The property was owned by the family of Ellen Jones. Jones owned the business on the property.

Jones said they knew they were going to have a problem when the diversion around Cornwall was announced in 2016. She started looking for a new location right away.

"We're really excited after the stretch of this journey to be able to rebuild and really get back to work," said Jones.

The journey included an arbitration hearing in a fight with the province for more money for the expropriated land.

As a result of that arbitration hearing, the province paid more than $830,000 for the land.

Jones also faced another obstacle when an attempt to develop the business in Meadowbank failed.

Jones said she was considering appealing the Meadowbank decision, but the opportunity came up in Nine Mile Creek, to the south of Cornwall, and she jumped at it.

"My home was actually torn down as well as my business, so I've been living out of a suitcase and with family for the past year," she said.

Jones was able to negotiate the purchase of the three hectares early this year, but it has taken some time to get all the approvals in place.

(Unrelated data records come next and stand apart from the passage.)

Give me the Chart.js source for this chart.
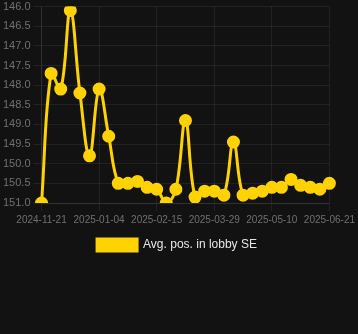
<!DOCTYPE html>
<html>
<head>
<meta charset="utf-8">
<script src="https://cdn.jsdelivr.net/npm/chart.js@4/dist/chart.umd.min.js"></script>
<style>
  html, body { margin: 0; padding: 0; background: #121212; overflow: hidden; }
  #wrap { width: 358px; height: 337px; margin-top: -3px; }
</style>
</head>
<body>
<div id="wrap"><canvas id="posChart"></canvas></div>
<script>
// Weekly dates (category axis)
const dates = [
  "2024-11-21", "2024-11-28", "2024-12-05", "2024-12-12", "2024-12-19", "2024-12-28",
  "2025-01-04", "2025-01-11", "2025-01-18", "2025-01-25", "2025-02-01", "2025-02-08",
  "2025-02-15", "2025-02-22", "2025-03-01", "2025-03-08", "2025-03-15", "2025-03-22",
  "2025-03-29", "2025-04-05", "2025-04-12", "2025-04-19", "2025-04-26", "2025-05-03",
  "2025-05-10", "2025-05-17", "2025-05-24", "2025-05-31", "2025-06-07", "2025-06-14",
  "2025-06-21"
];

// Average position in lobby (lower is better, axis reversed)
const avgPos = [
  151.0, 147.7, 148.1, 146.1, 148.2, 149.8,
  148.1, 149.3, 150.5, 150.5, 150.45, 150.6,
  150.65, 151.0, 150.65, 148.9, 150.85, 150.7,
  150.7, 150.8, 149.45, 150.8, 150.75, 150.7,
  150.6, 150.6, 150.4, 150.55, 150.6, 150.65,
  150.5
];

const yTicks = [146.0, 146.5, 147.0, 147.5, 148.0, 148.5, 149.0, 149.5, 150.0, 150.5, 151.0];

const gold = "#ffd200";
const gridColor = "rgba(255, 255, 255, 0.07)";

const ctx = document.getElementById("posChart").getContext("2d");
const posChart = new Chart(ctx, {
  type: "line",
  data: {
    labels: dates,
    datasets: [{
      label: "Avg. pos. in lobby SE",
      data: avgPos,
      borderColor: gold,
      backgroundColor: gold,
      borderWidth: 3,
      pointRadius: 5,
      pointHoverRadius: 5,
      pointBackgroundColor: gold,
      pointBorderColor: gold,
      tension: 0.4,
      fill: false,
    }],
  },
  options: {
    responsive: true,
    maintainAspectRatio: false,
    animation: false,
    layout: {
      padding: { bottom: 73, right: 4 },
    },
    plugins: {
      legend: {
        position: "bottom",
        labels: {
          color: "#e6e6e6",
          font: { size: 12, family: "Liberation Sans, Arial, sans-serif" },
          boxWidth: 40,
          boxHeight: 12,
        },
      },
      tooltip: { enabled: false },
    },
    scales: {
      x: {
        grid: { color: gridColor },
        border: { color: gridColor },
        ticks: {
          color: "#707070",
          autoSkip: false,
          maxRotation: 0,
          font: { size: 10, family: "Liberation Sans, Arial, sans-serif" },
          callback: function (value, index) {
            return index % 6 === 0 ? dates[index] : null;
          },
        },
      },
      y: {
        reverse: true,
        min: yTicks[0],
        max: yTicks[yTicks.length - 1],
        afterBuildTicks: (axis) => {
          axis.ticks = yTicks.map((v) => ({ value: v }));
        },
        grid: { color: gridColor },
        border: { color: gridColor },
        ticks: {
          color: "#707070",
          font: { size: 11, family: "Liberation Sans, Arial, sans-serif" },
          callback: (v) => Number(v).toFixed(1),
        },
      },
    },
  },
});
</script>
</body>
</html>
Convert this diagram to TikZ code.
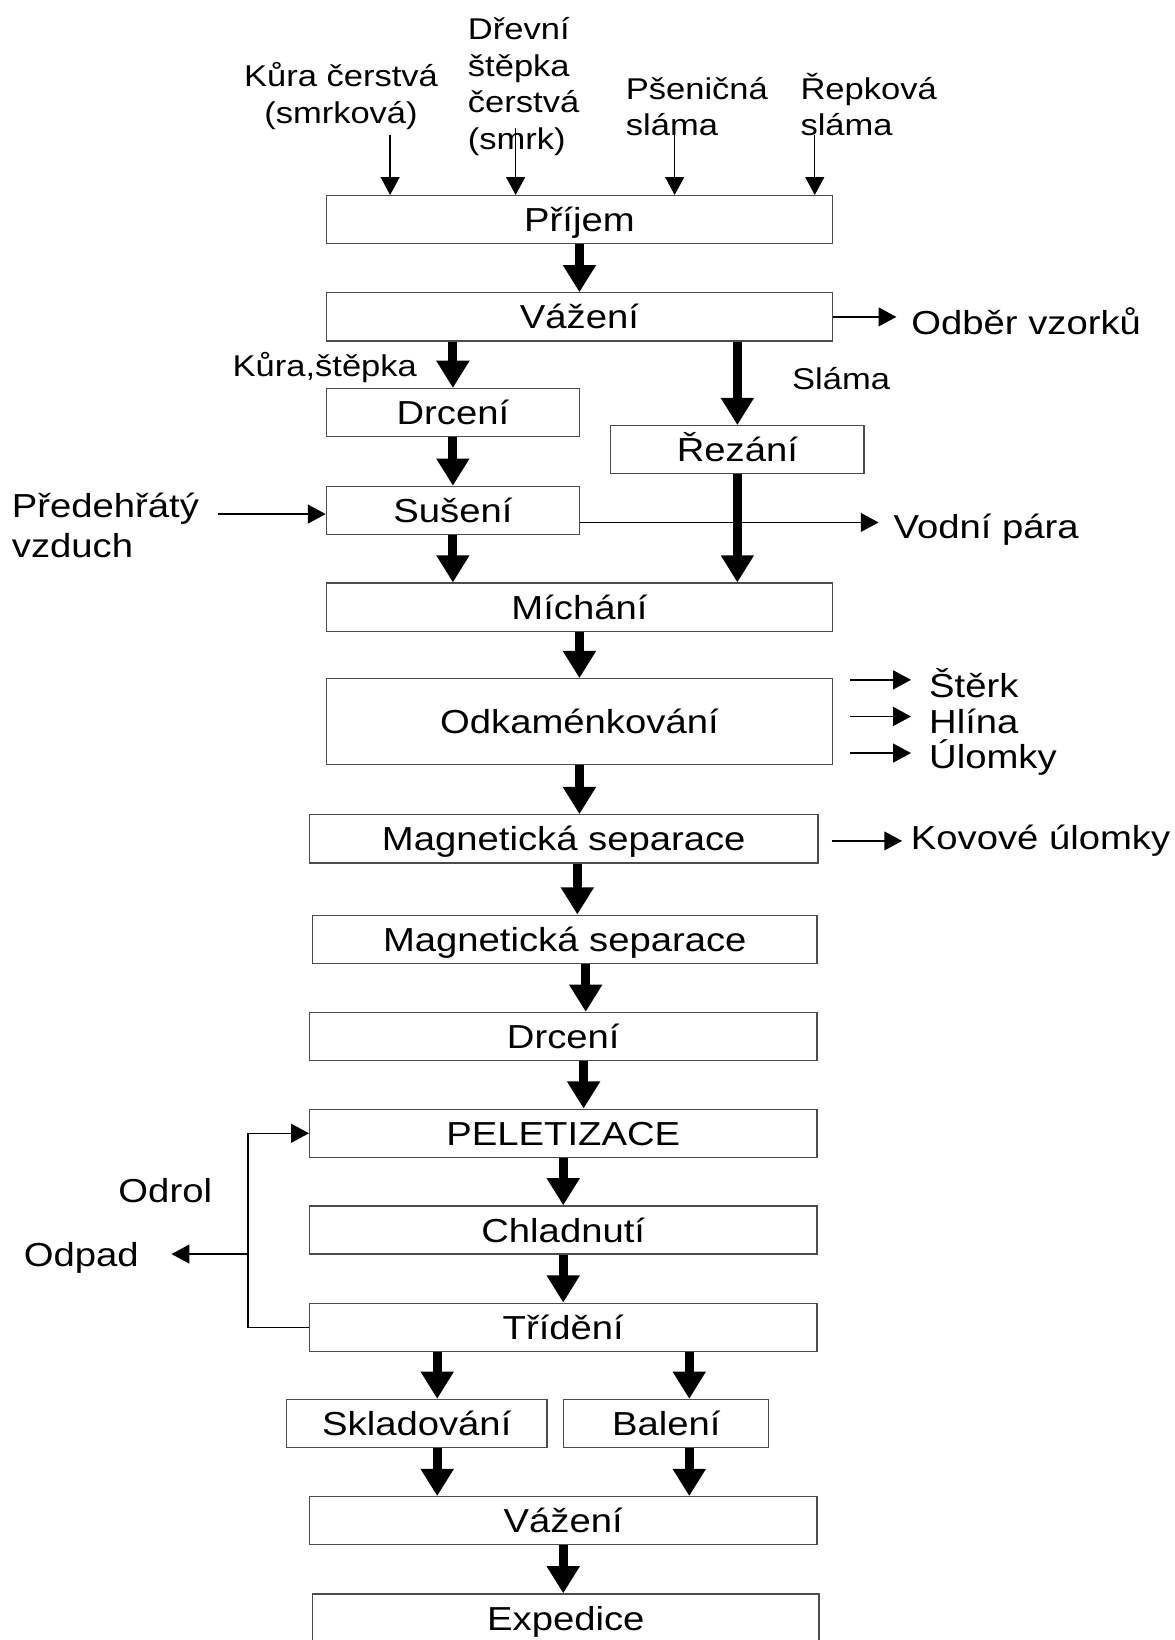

That has happened now, and the company plans to break ground soon.

Closing the gender leadership gap

When the business reopens, said Jones, it will have an expanded mission.

"I'd like to really focus on closing that leadership gender gap that's happening right now between women and men, where we're not seeing as many women in leadership positions," she said.

"That really starts with young girls."

During the time she had when the business was closed, Jones took the opportunity to advance her education. She attended a leadership coaching program at Oxford University in the U.K., and will be back in England to receive her certificate later this month.

The expanded business will still have an equine component, she said, with seven horses on-site.